This is a response to an editorial published in the Jordan Times newspaper by a tourist who recently visited Jordan.
First of all, thank you for sharing your opinion. I specifically appreciate the token “in Jordan people are very friendly and hospitable” as a introduction to your critique of exactly how Jordanian are not friendly and not hospitable.
Thanks for coming to our country and spending your valuable Euros in our hotels, tourist sites, and restaurants. We appreciate the financial support, especially during these difficult financial times.
Jordanians and Arabs in general are some of the most welcoming people in the world. Guests are treated as royalty. But there is a point when your welcome is over.
As for the rudeness, foul stench, and donkey races, we are very sorry that your experience wasn’t that of the other 100 sites you’ve been to. We sincerely apologize for ruining your Oriental view of Arabs, and their ability to entertain guests. We are sorry it didn’t live up to that article you read in some travel magazine about a Bedouin butchering a lamb in your honor as you arrived in Petra. We apologize that you stepped in some dung.
See, dearest Ekker, the problem isn’t the rudeness, the fragrances, or the animals – but rather the problem is the arrogance and imperialistic nature of which most European and American tourists tour around our land with. See, when hordes of tourists come everyday, the welcome starts to ware out. When the tourists come and use our precious water, drive prices through the roof, and push intelligent Jordanians into remedial jobs like cleaning your hotel rooms, your experience will most notably suffer.

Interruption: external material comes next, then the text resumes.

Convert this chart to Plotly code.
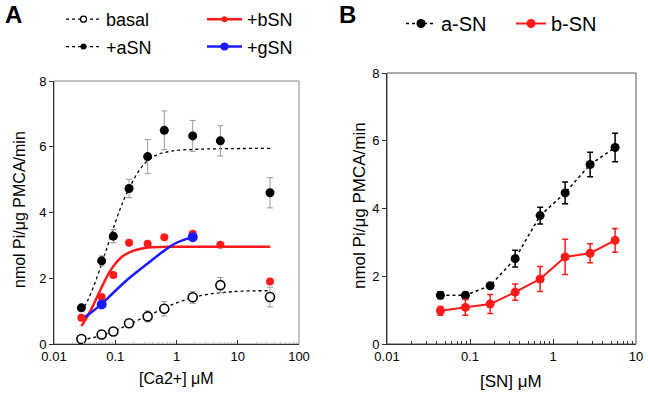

Just because USAID pays for tourist projects, doesn’t mean that everyone wants water-wasting, energy-intensive, and environment-damaging groups poking through our ancient lands. Just because eco and tourism becomes eco-tourism, and sustainable gets tacked onto development, doesn’t make it true.
For those of us who live here and this is our home, we don’t welcome the damage you cause.
So next time someone ignores you, or doesn’t bow in your royal presences, think twice about why that is. And even if they do, it isn’t because they are welcoming you, but more likely that you’ve taught “those very young girls” who were “very hard to get rid of” that white, European tourist means one thing: money.
Read Ekker’s opinion below.
My wife and I traveled to Jordan in May. Of course we considered visiting Petra, which, we thought, would become the highlight of our trip.
Although I first hesitated, I would like to share our experience in Petra with your readers.
First, I must tell you that both in Syria and in Jordan people are very friendly and hospitable. In Petra, however, everybody was behaving as if they were sick and tired of tourists. No smiles, no good mornings, etc.
End of season perhaps.
May 22 was a Friday, so a busy day, we thought. We started early. Bought two tickets from a silent man at the counter. Our Jordanian driver had told us that once there, one could hire a guide and that individuals (not groups) had to pay JD20 for that service. I went to the counter with my JD20 and asked for a guide, showing my money.
The man started to shout immediately: “Cannot you read”?
Not wearing my reading glasses, I told him what our driver had told us. He declared that both our driver and we were crazy, that the price was JD50.
We decided to go without a guide.
After the silent ticket vendor, we came immediately under the attack of donkey, horse and camel riders, who would inform us how far to the monastery or, on the way back, to the exit we were. It never stopped. Very young girls begged us to buy postcards. It was not easy to get rid of them.
Walking around in Petra is not a simple thing. You have to watch your step and to warn your companion constantly not to step in animal dung. The place is covered with it. If you close your eyes, you get the impression you are visiting a large cattle farm. The nasty smell of animal waste is all the time in your nostrils.
We were lucky to visit Petra on the final day of the donkey race championship. Groups of young boys were racing all over the place, trying to hit their animals as hard as possible, all the while shouting, ignoring tourists completely.
The traffic rules are simple: all animals and their drivers have priority. You have to get out of the way. A few times we were about to be run over.
After our five-hour visit, we realised that Petra was far from a highlight. I visited nearly 100 countries, many historical sites. Petra was a disappointment.
If the Nabataeans could see how guests are received in their glorious city, they would feel ashamed.
As I stated before, I hesitated before telling my story, but in the interest of Jordan, Petra and future tourists, I chose to share it.